Lispector era apegada a histórias e mitos. Perdera sua mãe cedo e sua imaginação fértil funcionava bem, porém, não podia acreditar racionalmente na sua eficácia. Impressionada com a morte da mãe, contou uma colega, na escola escutara que não se podia deixar uma tesoura aberta sobre a mesa. Por isto sua mãe morrera, em casa alguém tinha deixado uma tesoura aberta na mesa. Vejam como a mente de uma criança pode criar explicações fictícias para tudo!

Dedicou sua vida a escrever até em suas últimas horas. Entendendo a impotência da atividade imaginativa demonstrada de forma implacável diante da dureza do real, continuava insistindo. A escrita era seu recurso, sua tática nas situações desesperadas. Em parte, era consolo e escrevendo podia conduzir a narrativa a um final feliz diante de uma realidade inflexível. O papel tudo aceita, o coração não.





A paz é cara e a harmonia somente pode ser possível quando sustentada por negações mantidas e compartilhadas. Exemplo.
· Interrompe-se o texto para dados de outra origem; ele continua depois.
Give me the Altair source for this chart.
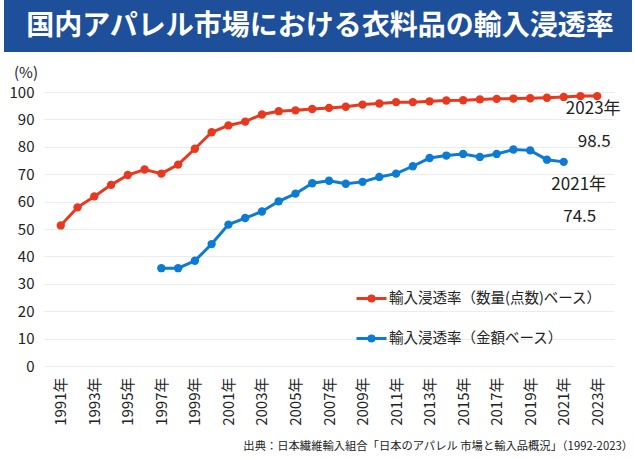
import altair as alt
import pandas as pd

FONT = "Noto Sans CJK JP"

# ---- data ----
qty_name = "輸入浸透率（数量(点数)ベース）"
amt_name = "輸入浸透率（金額ベース）"

qty_years = list(range(1991, 2024))
qty_values = [51.3, 57.9, 61.9, 66.1, 69.7, 71.7, 70.2, 73.5, 79.3, 85.3,
              87.8, 89.2, 91.8, 93.0, 93.3, 93.8, 94.2, 94.6, 95.4, 95.8,
              96.3, 96.3, 96.6, 96.9, 97.0, 97.3, 97.5, 97.6, 97.7, 97.9,
              98.2, 98.5, 98.5]

amt_years = list(range(1997, 2022))
amt_values = [35.7, 35.7, 38.4, 44.5, 51.6, 54.0, 56.4, 60.1, 62.9, 66.7,
              67.6, 66.5, 67.2, 69.0, 70.2, 72.9, 75.9, 76.8, 77.4, 76.3,
              77.4, 79.0, 78.7, 75.3, 74.5]

tick_years = list(range(1991, 2024, 2))
y_ticks = [0, 10, 20, 30, 40, 50, 60, 70, 80, 90, 100]

ann_years = [2023, 2021]
ann_values = [98.5, 74.5]
ann_year_labels = ["2023年", "2021年"]
ann_value_labels = ["98.5", "74.5"]

title_text = "国内アパレル市場における衣料品の輸入浸透率"
source_text = "出典：日本繊維輸入組合「日本のアパレル 市場と輸入品概況」（1992-2023）"

RED = "#e8381e"
BLUE = "#0b7bd5"

df = pd.DataFrame(
    {"year": qty_years + amt_years,
     "value": qty_values + amt_values,
     "series": [qty_name] * len(qty_years) + [amt_name] * len(amt_years)}
)

x_scale = alt.Scale(domain=[1990, 2024], nice=False, zero=False)
y_scale = alt.Scale(domain=[0, 100], nice=False)

x_axis = alt.Axis(values=tick_years, labelExpr="datum.value + '年'",
                  labelAngle=-90, labelFontSize=15, labelColor="#222",
                  labelFont=FONT, ticks=False, domain=False, grid=False,
                  labelOverlap=False, labelFlush=False,
                  labelPadding=11, title=None)
y_axis = alt.Axis(values=y_ticks, labelFontSize=15, labelColor="#222",
                  labelFont=FONT, ticks=False, domain=False,
                  labelOverlap=False, labelFlush=False,
                  gridColor="#ececec", gridWidth=1,
                  labelPadding=10, title=None)

legend_symbol = ("M-1,0H1"
                 "M-0.17,0A0.17,0.17,0,1,0,0.17,0A0.17,0.17,0,1,0,-0.17,0"
                 "M-0.07,0A0.07,0.07,0,1,0,0.07,0A0.07,0.07,0,1,0,-0.07,0")

lines = alt.Chart(df).mark_line(
    strokeWidth=3,
    point=alt.OverlayMarkDef(filled=True, size=70, opacity=1),
).encode(
    x=alt.X("year:Q", scale=x_scale, axis=x_axis),
    y=alt.Y("value:Q", scale=y_scale, axis=y_axis),
    color=alt.Color("series:N",
                    scale=alt.Scale(domain=[qty_name, amt_name], range=[RED, BLUE]),
                    legend=alt.Legend(orient="none", legendX=311, legendY=190,
                                      title=None, symbolType=legend_symbol,
                                      symbolSize=900, symbolStrokeWidth=3,
                                      labelFontSize=14.5, labelColor="#222",
                                      labelFont=FONT, rowPadding=14,
                                      labelLimit=0, labelOffset=1)),
    order="year:Q",
)

ann_df = pd.DataFrame({"year": ann_years, "value": ann_values,
                       "ylab": ann_year_labels, "vlab": ann_value_labels})


def ann(row, field, dx, dy):
    return alt.Chart(ann_df.iloc[[row]]).mark_text(
        fontSize=17, font=FONT, color="#222", dx=dx, dy=dy).encode(
        x=alt.X("year:Q", scale=x_scale, axis=x_axis),
        y=alt.Y("value:Q", scale=y_scale, axis=y_axis),
        text=f"{field}:N")


ann_year_red = ann(0, "ylab", -4, 13)
ann_val_red = ann(0, "vlab", -3, 46)
ann_year_blue = ann(1, "ylab", 15, 23)
ann_val_blue = ann(1, "vlab", 16, 55)

one = alt.Data(values=[{}])

banner = alt.Chart(one).mark_rect(color="#1d4f9b").encode(
    x=alt.value(-40), x2=alt.value(588), y=alt.value(-92), y2=alt.value(-40))
title = alt.Chart(one).mark_text(
    text=title_text, fontSize=28, fontWeight="bold", color="white", font=FONT,
    align="center", baseline="middle").encode(x=alt.value(276), y=alt.value(-65))
pct = alt.Chart(one).mark_text(
    text="(%)", fontSize=15, color="#222", font=FONT,
    align="center", baseline="middle").encode(x=alt.value(-18), y=alt.value(-19))
source = alt.Chart(one).mark_text(
    text=source_text, fontSize=11.3, color="#222", font=FONT,
    align="right", baseline="middle").encode(x=alt.value(589), y=alt.value(355))

chart = alt.layer(
    lines, ann_year_red, ann_val_red, ann_year_blue, ann_val_blue,
    banner, title, pct, source,
).properties(
    width=570, height=274,
    padding={"left": 44, "top": 92, "right": 21, "bottom": 93},
    autosize=alt.AutoSizeParams(type="none"),
    background="white",
).configure_view(stroke=None)

chart.save("out.html", embed_options={"renderer": "svg", "actions": False})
No conto do dinamarquês Hans Christian Andersen A roupa do rei, um foragido de outro reino conseguiu uma audiência com o rei e disse: “Consegui fazer a melhor de todas as roupas! Um modo de tecer que só pessoas inteligentes conseguem ver”. Vaidoso, o rei encomendou a sua.

O larápio exigiu baús de seda, pedrarias, linhas, agulhas de ouro e montou a alfaiataria. Quem passasse por ela via o “alfaiate” trabalhando com o invisível. Cortava o ar, costurava o nada e ali ia tecendo sua trama. E recebendo do rei... Os que passavam fingiam ver para não parecerem estúpidos. Por fim chegou o grande dia. O rei cansado de esperar mandou os ministros trazerem a roupa.

O falso tecelão então exibiu a roupa, a mesa vazia, e o rei exclamou: “Que lindas vestes, magníficas!”. Mesmo nada vendo, ainda assim, vestiu. Desfilou seu modelito apesar dos risinhos disfarçados, pois ele e ninguém se atreviam a mostrar-se sem inteligência. Apenas uma criança gritou: “O rei está nu!!!”. Há controvérsias sobre o fim da história, mas a conclusão é óbvia.

Pode-se acreditar no que quiser desde que se tenha fé absoluta, e grande capacidade de negação!